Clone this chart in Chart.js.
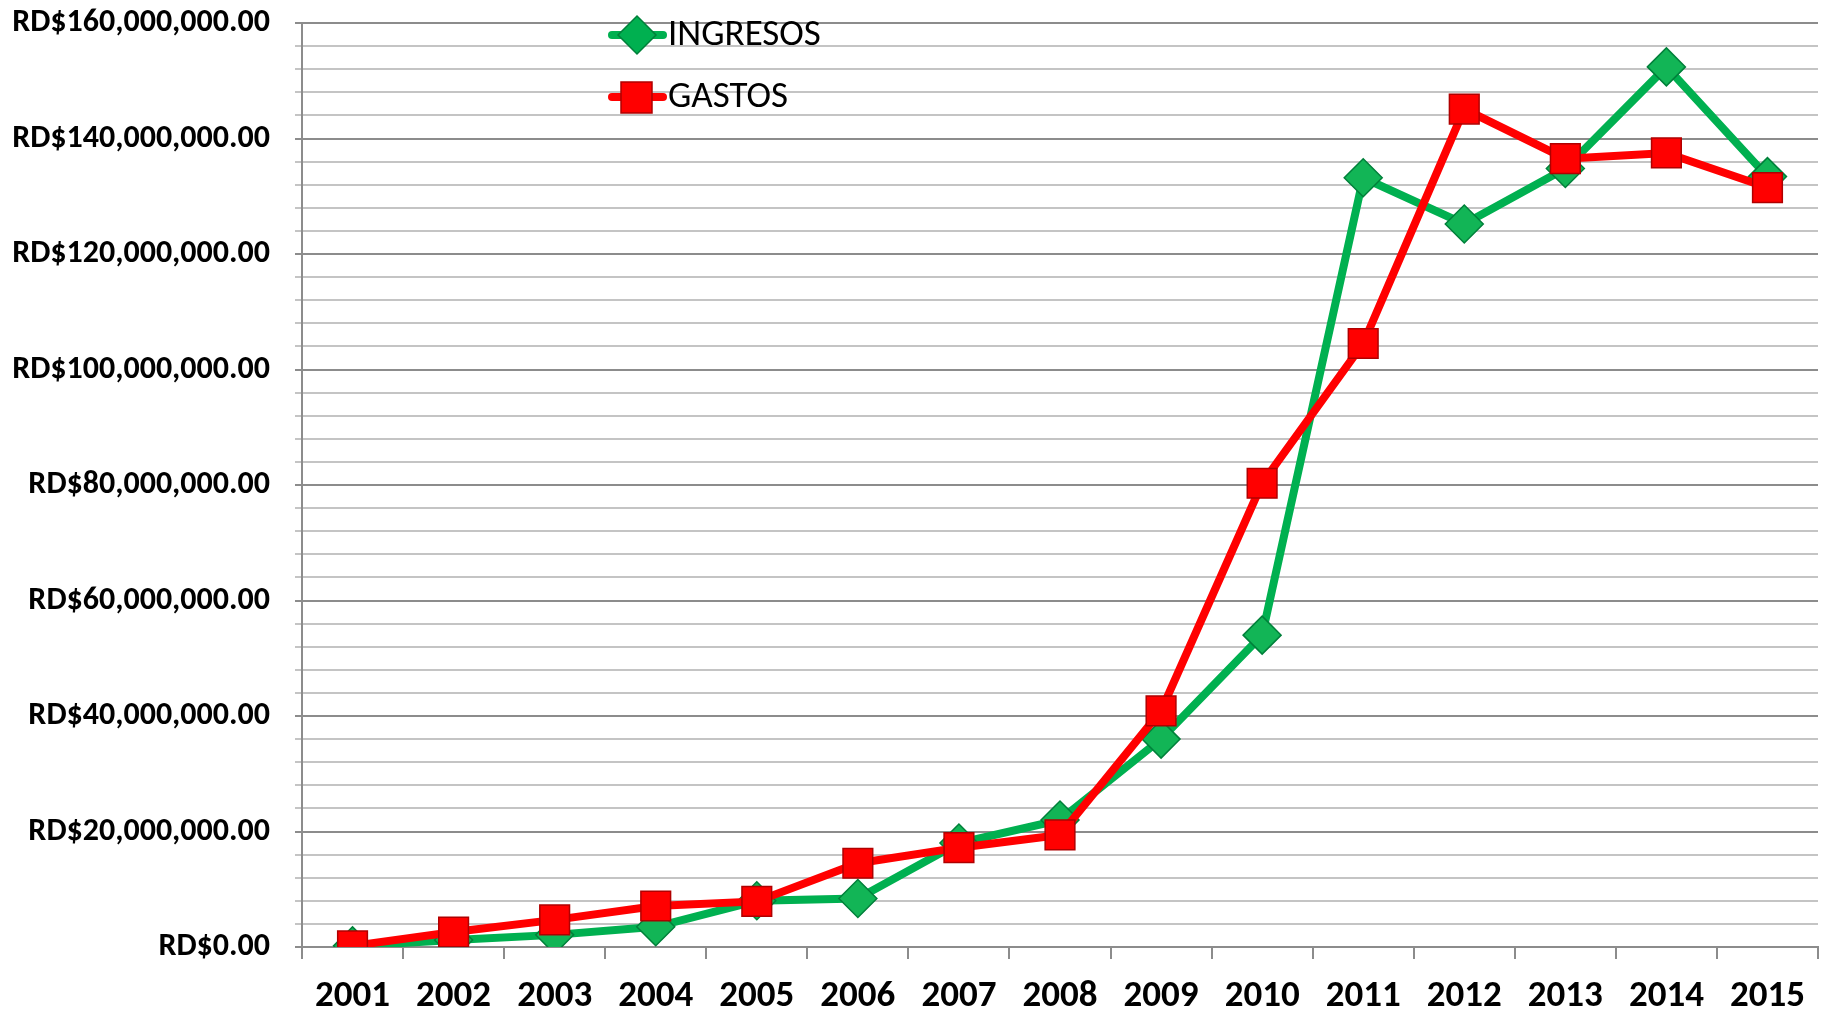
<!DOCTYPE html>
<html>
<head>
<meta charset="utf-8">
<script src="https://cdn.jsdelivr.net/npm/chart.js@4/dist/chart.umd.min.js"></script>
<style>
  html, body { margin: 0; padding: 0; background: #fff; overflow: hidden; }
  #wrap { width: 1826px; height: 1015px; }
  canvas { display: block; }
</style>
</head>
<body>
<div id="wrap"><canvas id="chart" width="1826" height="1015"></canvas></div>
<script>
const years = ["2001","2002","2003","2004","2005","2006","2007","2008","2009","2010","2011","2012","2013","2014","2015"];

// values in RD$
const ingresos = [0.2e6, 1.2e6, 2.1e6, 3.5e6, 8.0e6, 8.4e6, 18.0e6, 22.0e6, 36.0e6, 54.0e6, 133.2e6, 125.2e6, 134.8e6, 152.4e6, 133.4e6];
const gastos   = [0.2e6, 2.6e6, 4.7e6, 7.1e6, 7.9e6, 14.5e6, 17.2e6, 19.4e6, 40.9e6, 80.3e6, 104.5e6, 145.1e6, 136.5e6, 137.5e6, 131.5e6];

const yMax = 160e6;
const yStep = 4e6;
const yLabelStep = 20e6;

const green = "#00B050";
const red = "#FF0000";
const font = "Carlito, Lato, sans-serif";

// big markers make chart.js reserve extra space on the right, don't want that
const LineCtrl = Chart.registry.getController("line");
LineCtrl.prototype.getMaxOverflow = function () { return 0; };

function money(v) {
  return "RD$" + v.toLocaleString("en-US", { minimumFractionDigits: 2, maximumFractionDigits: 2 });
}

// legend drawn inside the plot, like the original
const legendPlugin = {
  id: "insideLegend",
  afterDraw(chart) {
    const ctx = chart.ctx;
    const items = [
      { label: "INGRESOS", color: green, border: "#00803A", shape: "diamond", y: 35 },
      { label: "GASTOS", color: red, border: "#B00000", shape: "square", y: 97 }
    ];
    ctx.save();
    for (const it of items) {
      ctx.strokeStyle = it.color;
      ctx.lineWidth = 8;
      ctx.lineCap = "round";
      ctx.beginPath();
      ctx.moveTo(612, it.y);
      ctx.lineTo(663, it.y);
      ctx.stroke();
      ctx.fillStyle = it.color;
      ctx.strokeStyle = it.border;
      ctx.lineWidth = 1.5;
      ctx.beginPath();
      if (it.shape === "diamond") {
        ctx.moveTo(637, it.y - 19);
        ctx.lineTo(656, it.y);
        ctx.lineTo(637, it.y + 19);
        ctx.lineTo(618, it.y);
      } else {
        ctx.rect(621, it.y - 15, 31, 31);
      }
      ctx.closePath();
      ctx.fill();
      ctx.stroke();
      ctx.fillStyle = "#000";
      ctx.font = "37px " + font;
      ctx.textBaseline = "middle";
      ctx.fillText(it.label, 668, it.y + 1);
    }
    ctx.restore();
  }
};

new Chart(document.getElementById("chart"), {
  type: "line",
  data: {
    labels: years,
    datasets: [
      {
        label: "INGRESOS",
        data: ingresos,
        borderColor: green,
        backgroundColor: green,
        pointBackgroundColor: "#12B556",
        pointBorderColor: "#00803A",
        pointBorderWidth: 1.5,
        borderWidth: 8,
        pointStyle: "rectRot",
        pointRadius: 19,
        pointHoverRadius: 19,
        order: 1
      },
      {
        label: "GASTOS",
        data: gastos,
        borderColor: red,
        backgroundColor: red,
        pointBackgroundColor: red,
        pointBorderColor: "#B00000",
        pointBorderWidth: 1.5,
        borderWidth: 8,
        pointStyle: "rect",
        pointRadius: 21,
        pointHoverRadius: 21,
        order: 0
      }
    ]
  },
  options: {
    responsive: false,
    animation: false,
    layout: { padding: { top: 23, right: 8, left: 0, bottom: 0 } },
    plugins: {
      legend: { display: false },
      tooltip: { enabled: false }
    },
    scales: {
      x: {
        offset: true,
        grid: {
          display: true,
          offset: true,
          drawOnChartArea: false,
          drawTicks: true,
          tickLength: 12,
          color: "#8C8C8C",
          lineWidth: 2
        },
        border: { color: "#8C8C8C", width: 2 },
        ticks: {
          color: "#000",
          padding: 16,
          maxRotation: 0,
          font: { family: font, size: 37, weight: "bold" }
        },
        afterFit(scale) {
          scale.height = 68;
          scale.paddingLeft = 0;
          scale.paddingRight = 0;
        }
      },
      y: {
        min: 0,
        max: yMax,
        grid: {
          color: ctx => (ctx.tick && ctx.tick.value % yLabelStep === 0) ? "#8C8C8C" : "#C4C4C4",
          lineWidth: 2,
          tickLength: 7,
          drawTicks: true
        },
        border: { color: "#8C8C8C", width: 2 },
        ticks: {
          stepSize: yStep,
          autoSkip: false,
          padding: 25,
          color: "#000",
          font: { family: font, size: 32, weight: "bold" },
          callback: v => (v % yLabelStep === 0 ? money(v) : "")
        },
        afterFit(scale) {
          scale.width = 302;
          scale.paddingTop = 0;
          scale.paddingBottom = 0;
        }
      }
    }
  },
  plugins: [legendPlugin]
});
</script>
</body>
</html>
◇ ◇ ◇
◆ **EXERCISE DESCRIPTION**: Leave the images out and output the remaining material exactly as it stands.

◆ **PROBLEM SOLUTION**:
Clone this chart in Chart.js.
<!DOCTYPE html>
<html>
<head>
<meta charset="utf-8">
<script src="https://cdn.jsdelivr.net/npm/chart.js@4/dist/chart.umd.min.js"></script>
<style>
  html, body { margin: 0; padding: 0; background: #fff; overflow: hidden; }
  #wrap { width: 1826px; height: 1015px; }
  canvas { display: block; }
</style>
</head>
<body>
<div id="wrap"><canvas id="chart" width="1826" height="1015"></canvas></div>
<script>
const years = ["2001","2002","2003","2004","2005","2006","2007","2008","2009","2010","2011","2012","2013","2014","2015"];

// values in RD$
const ingresos = [0.2e6, 1.2e6, 2.1e6, 3.5e6, 8.0e6, 8.4e6, 18.0e6, 22.0e6, 36.0e6, 54.0e6, 133.2e6, 125.2e6, 134.8e6, 152.4e6, 133.4e6];
const gastos   = [0.2e6, 2.6e6, 4.7e6, 7.1e6, 7.9e6, 14.5e6, 17.2e6, 19.4e6, 40.9e6, 80.3e6, 104.5e6, 145.1e6, 136.5e6, 137.5e6, 131.5e6];

const yMax = 160e6;
const yStep = 4e6;
const yLabelStep = 20e6;

const green = "#00B050";
const red = "#FF0000";
const font = "Carlito, Lato, sans-serif";

// big markers make chart.js reserve extra space on the right, don't want that
const LineCtrl = Chart.registry.getController("line");
LineCtrl.prototype.getMaxOverflow = function () { return 0; };

function money(v) {
  return "RD$" + v.toLocaleString("en-US", { minimumFractionDigits: 2, maximumFractionDigits: 2 });
}

// legend drawn inside the plot, like the original
const legendPlugin = {
  id: "insideLegend",
  afterDraw(chart) {
    const ctx = chart.ctx;
    const items = [
      { label: "INGRESOS", color: green, border: "#00803A", shape: "diamond", y: 35 },
      { label: "GASTOS", color: red, border: "#B00000", shape: "square", y: 97 }
    ];
    ctx.save();
    for (const it of items) {
      ctx.strokeStyle = it.color;
      ctx.lineWidth = 8;
      ctx.lineCap = "round";
      ctx.beginPath();
      ctx.moveTo(612, it.y);
      ctx.lineTo(663, it.y);
      ctx.stroke();
      ctx.fillStyle = it.color;
      ctx.strokeStyle = it.border;
      ctx.lineWidth = 1.5;
      ctx.beginPath();
      if (it.shape === "diamond") {
        ctx.moveTo(637, it.y - 19);
        ctx.lineTo(656, it.y);
        ctx.lineTo(637, it.y + 19);
        ctx.lineTo(618, it.y);
      } else {
        ctx.rect(621, it.y - 15, 31, 31);
      }
      ctx.closePath();
      ctx.fill();
      ctx.stroke();
      ctx.fillStyle = "#000";
      ctx.font = "37px " + font;
      ctx.textBaseline = "middle";
      ctx.fillText(it.label, 668, it.y + 1);
    }
    ctx.restore();
  }
};

new Chart(document.getElementById("chart"), {
  type: "line",
  data: {
    labels: years,
    datasets: [
      {
        label: "INGRESOS",
        data: ingresos,
        borderColor: green,
        backgroundColor: green,
        pointBackgroundColor: "#12B556",
        pointBorderColor: "#00803A",
        pointBorderWidth: 1.5,
        borderWidth: 8,
        pointStyle: "rectRot",
        pointRadius: 19,
        pointHoverRadius: 19,
        order: 1
      },
      {
        label: "GASTOS",
        data: gastos,
        borderColor: red,
        backgroundColor: red,
        pointBackgroundColor: red,
        pointBorderColor: "#B00000",
        pointBorderWidth: 1.5,
        borderWidth: 8,
        pointStyle: "rect",
        pointRadius: 21,
        pointHoverRadius: 21,
        order: 0
      }
    ]
  },
  options: {
    responsive: false,
    animation: false,
    layout: { padding: { top: 23, right: 8, left: 0, bottom: 0 } },
    plugins: {
      legend: { display: false },
      tooltip: { enabled: false }
    },
    scales: {
      x: {
        offset: true,
        grid: {
          display: true,
          offset: true,
          drawOnChartArea: false,
          drawTicks: true,
          tickLength: 12,
          color: "#8C8C8C",
          lineWidth: 2
        },
        border: { color: "#8C8C8C", width: 2 },
        ticks: {
          color: "#000",
          padding: 16,
          maxRotation: 0,
          font: { family: font, size: 37, weight: "bold" }
        },
        afterFit(scale) {
          scale.height = 68;
          scale.paddingLeft = 0;
          scale.paddingRight = 0;
        }
      },
      y: {
        min: 0,
        max: yMax,
        grid: {
          color: ctx => (ctx.tick && ctx.tick.value % yLabelStep === 0) ? "#8C8C8C" : "#C4C4C4",
          lineWidth: 2,
          tickLength: 7,
          drawTicks: true
        },
        border: { color: "#8C8C8C", width: 2 },
        ticks: {
          stepSize: yStep,
          autoSkip: false,
          padding: 25,
          color: "#000",
          font: { family: font, size: 32, weight: "bold" },
          callback: v => (v % yLabelStep === 0 ? money(v) : "")
        },
        afterFit(scale) {
          scale.width = 302;
          scale.paddingTop = 0;
          scale.paddingBottom = 0;
        }
      }
    }
  },
  plugins: [legendPlugin]
});
</script>
</body>
</html>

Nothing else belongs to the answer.